Благодарю покорно, это объективность евнуха. Я же хочу не больше, но и не меньше, чем иметь относительную истину моей точки зрения, достичь каковую позволили мне мое отечество, мои политические и религиозные убеждения, мои серьёзные занятия. Это не имеет ничего общего с тем творчеством для вечности, а может быть в любом отношении односторонним и ограниченным. Но нужно иметь мужество признаться в этой ограниченности, утешая себя тем, что ограниченное и особое есть богаче и больше, чем общее и всеобщее.

 

 

Таким образом, для нас решён вопрос объективности, бесстрастности, пресловутой точки зрения вне вещей и над вещами. Естественно, я буду решать большие задачи исторического изложения, исходя не из моей малой и мелочной личности. Рассматривая прошлое с точки зрения идеи моего народа и государства, моей религии, я возвышаюсь над своим собственным Я. Я как бы думаю из более высокого Я, из которого вышли шлаки моей собственной маленькой персоны.

Другие вопросы, касающиеся наглядности описания, характеристики деятелей, остроумных намеков или афористичной торжественности, решаются сами собой. Конечно, многие историки находят удовольствие в том, чтобы в своём изложении блеснуть умом, стилистическим искусством, мастерством в описании людей, пейзажей, костюмов и т. д. Как будто история существует лишь для того, чтобы предоставлять им возможность для прекрасных описаний, т. е. показывать не вещи, а свою виртуозность. Было бы лучше, если бы господа избавили себя от труда заниматься историей; по крайней мере, они сохранили бы свою гордость, а не тщеславное желание блистать своими талантами.
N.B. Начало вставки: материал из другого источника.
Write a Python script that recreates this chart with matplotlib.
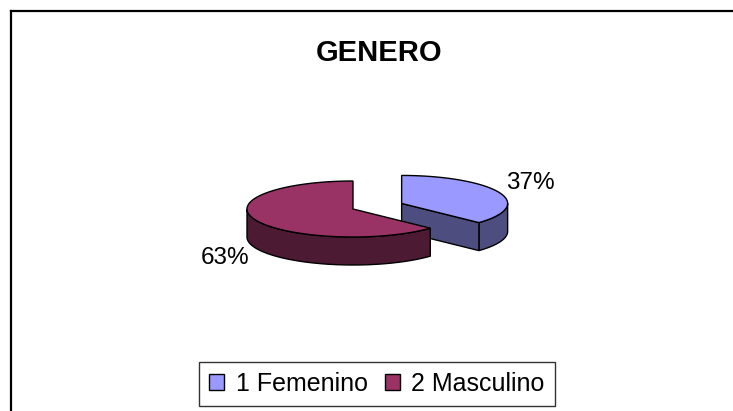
import numpy as np
import matplotlib
matplotlib.use("Agg")
import matplotlib.pyplot as plt
from matplotlib.patches import Polygon, Patch
from matplotlib.lines import Line2D

plt.rcParams['font.family'] = ['Liberation Sans', 'DejaVu Sans']

# data
labels = ['1 Femenino', '2 Masculino']
values = [37, 63]
top_colors = ['#9999ff', '#993366']
side_colors = ['#4d4d80', '#4d1a33']
title = 'GENERO'

W, H = 733, 411
fig = plt.figure(figsize=(W / 100, H / 100), dpi=100)
ax = fig.add_axes([0, 0, 1, 1])
ax.set_xlim(0, W)
ax.set_ylim(H, 0)
ax.axis('off')

# pie geometry (pixels)
cx, cy = 353, 209
rx, ry, depth = 106, 28, 28
explode = [53, 0]


def pt(x0, y0, t, dy=0):
    return (x0 + rx * np.cos(t), y0 - ry * np.sin(t) + dy)


def draw_slice(x0, y0, a0, a1, top, side):
    # outer wall, front half only
    lo, hi = max(a0, np.pi), min(a1, 2 * np.pi)
    segs = []
    if a0 < 0:
        segs.append((a0, min(a1, 0)))
    if lo < hi:
        segs.append((lo, hi))
    for s0, s1 in segs:
        ts = np.linspace(s0, s1, 80)
        upper = [pt(x0, y0, t) for t in ts]
        lower = [pt(x0, y0, t, depth) for t in ts[::-1]]
        ax.add_patch(Polygon(upper + lower, closed=True, fc=side, ec='black', lw=1.0, zorder=2))
    # radial faces that face the viewer
    for a, sgn in ((a0, -1), (a1, 1)):
        if np.sin(a + sgn * np.pi / 2) < -1e-6:
            p = pt(x0, y0, a)
            face = [(x0, y0), p, (p[0], p[1] + depth), (x0, y0 + depth)]
            ax.add_patch(Polygon(face, closed=True, fc=side, ec='black', lw=1.0, zorder=2))
    # top face
    ts = np.linspace(a0, a1, 160)
    poly = [(x0, y0)] + [pt(x0, y0, t) for t in ts]
    ax.add_patch(Polygon(poly, closed=True, fc=top, ec='black', lw=1.0, zorder=3))


# slice angles, clockwise from 12 o'clock
total = sum(values)
f_end = np.pi / 2
f_start = f_end - 2 * np.pi * values[0] / total
spans = [(f_start, f_end), (f_end, f_start + 2 * np.pi)]

for i, (lo, hi) in enumerate(spans):
    m = (lo + hi) / 2
    x0 = cx + explode[i] * np.cos(m)
    y0 = cy - explode[i] * np.sin(m) * ry / rx
    draw_slice(x0, y0, lo, hi, top_colors[i], side_colors[i])
    lx = x0 + rx * np.cos(m) * 1.07
    if np.sin(m) >= 0:
        ly = y0 - ry * np.sin(m) * 1.1 - 8
    else:
        ly = y0 - ry * np.sin(m) * 1.1 + depth + 9
    ha = 'left' if np.cos(m) > 0 else 'right'
    pct = f"{round(100 * values[i] / total)}%"
    ax.text(lx, ly, pct, ha=ha, va='center', fontsize=17.5, zorder=5)

ax.text(379, 53, title, ha='center', va='center', fontsize=21, fontweight='bold')

# chart frame (only left and top edges are in view)
ax.add_line(Line2D([11, 11], [H + 5, 11], color='black', lw=1.6, solid_capstyle='projecting'))
ax.add_line(Line2D([11, W + 5], [11, 11], color='black', lw=1.6, solid_capstyle='projecting'))

handles = [Patch(fc=c, ec='black', lw=1.0) for c in top_colors]
leg = fig.legend(handles, labels, loc='center', bbox_to_anchor=(377 / W, 1 - 384 / H),
                 ncol=2, fontsize=18, frameon=True, fancybox=False, edgecolor='black',
                 handlelength=0.6, handleheight=0.6, handletextpad=0.45,
                 columnspacing=0.7, borderpad=0.4, borderaxespad=0)
leg.get_frame().set_linewidth(1.0)

fig.savefig('out.png', dpi=100, facecolor='white')
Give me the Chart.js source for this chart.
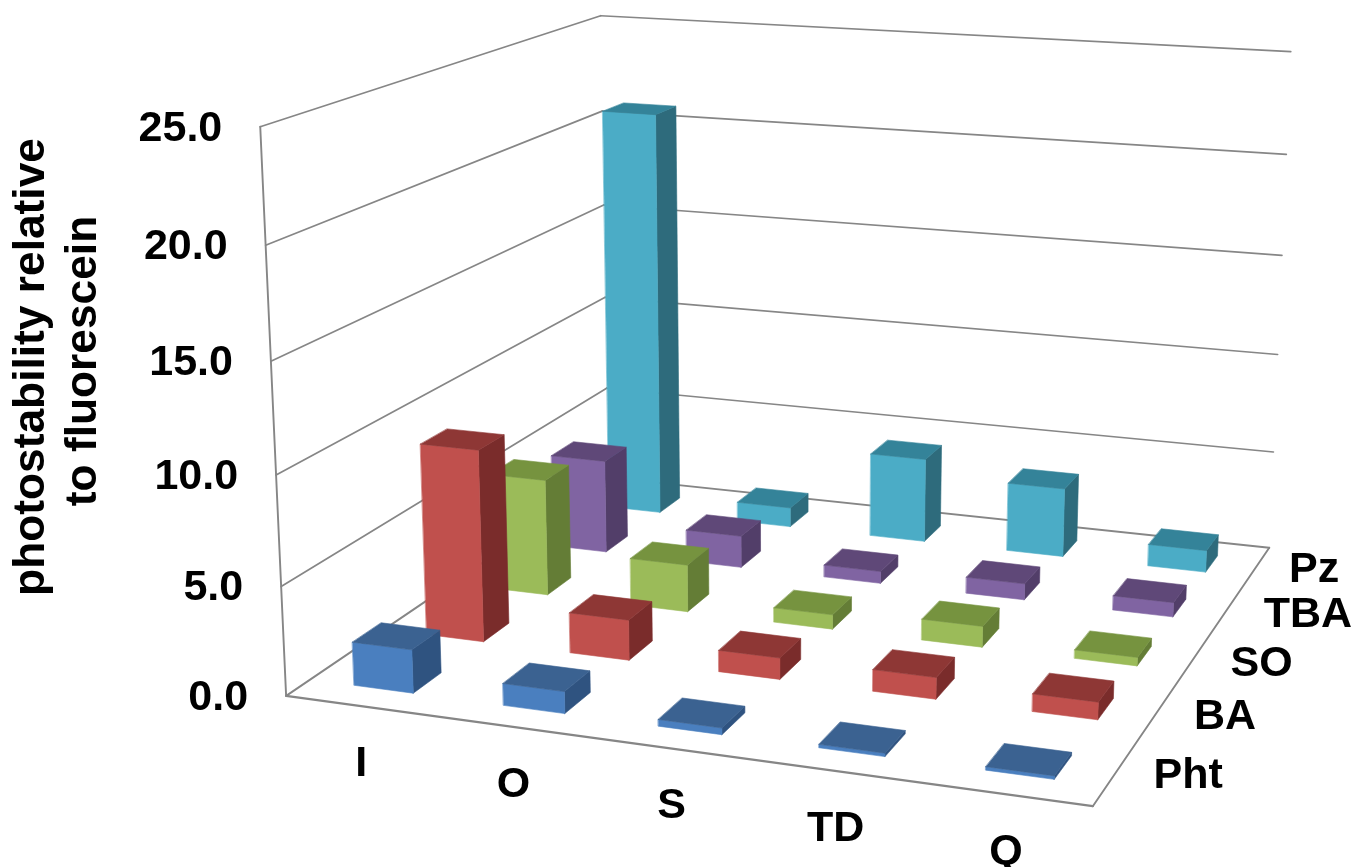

Я обращаюсь к следующему, как мне кажется, важному моменту. Когда слышишь банальные суждения публики и критиков, то можно подумать, что есть только одна норма, одна наилучшая манера исторического повествования, например манера Тьера, Маколея или Ливия. Фукидид же снискал бы у нынешних критиков искусства мало благоволения: он слишком суров. Намного больше бы понравился Тацит, поскольку он бесчувственный и пессимист. Более утонченные умы, во всяком случае, признают, что повествование в мемуарной литературе может отличаться от повествования серьёзных исторических трудов. Любой историк следует своему собственному чувству такта, а любой критик судит по тому, как он сам бы желал писать.
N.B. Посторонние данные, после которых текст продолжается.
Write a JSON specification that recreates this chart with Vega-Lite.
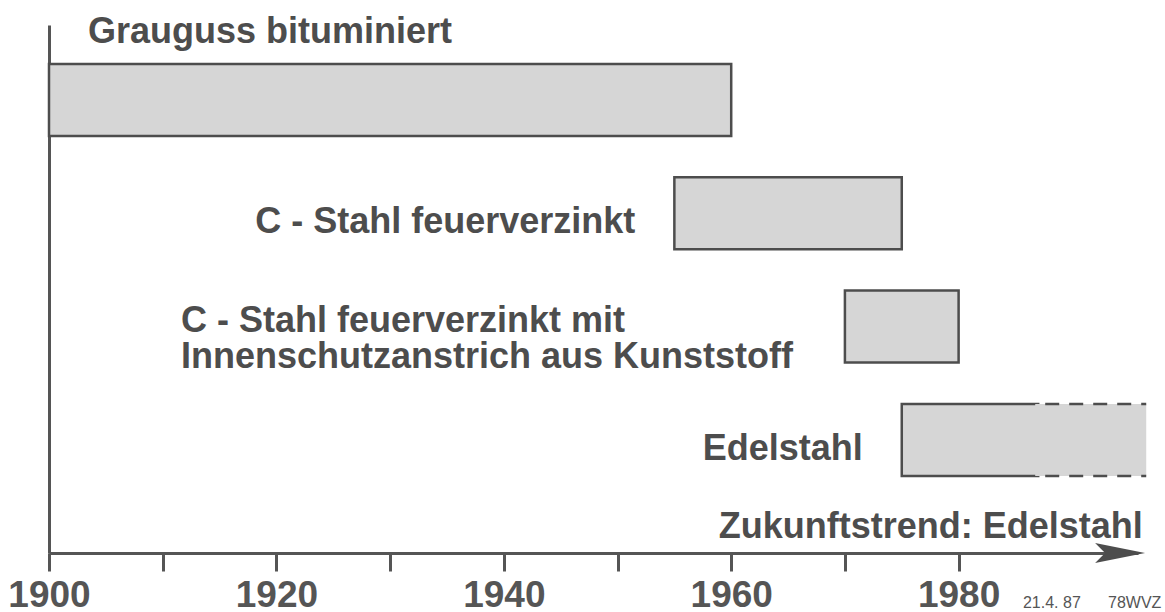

Попытаемся глубже разобраться в этом вопросе. По-видимому, имеются в природе вещей исключительно разные формы повествовательного изложения.

 

 

Ибо повествование рассматривает и показывает события с определённой точки зрения, поэтому важно, какой подход она выберет, точку зрения, с которой оно будет воспринимать и прослеживать становление вещей.

Возможные подходы объясняются тем, какой из моментов в становлении вещей ярче всего проявляется или выделяется рассказчиком; цель либо личность, благодаря которым совершается движение, либо вид, прагматизм движения, либо то, из-за чего происходит движение. Таким образом, получаются четыре категории, любая из которых по-своему оправдана.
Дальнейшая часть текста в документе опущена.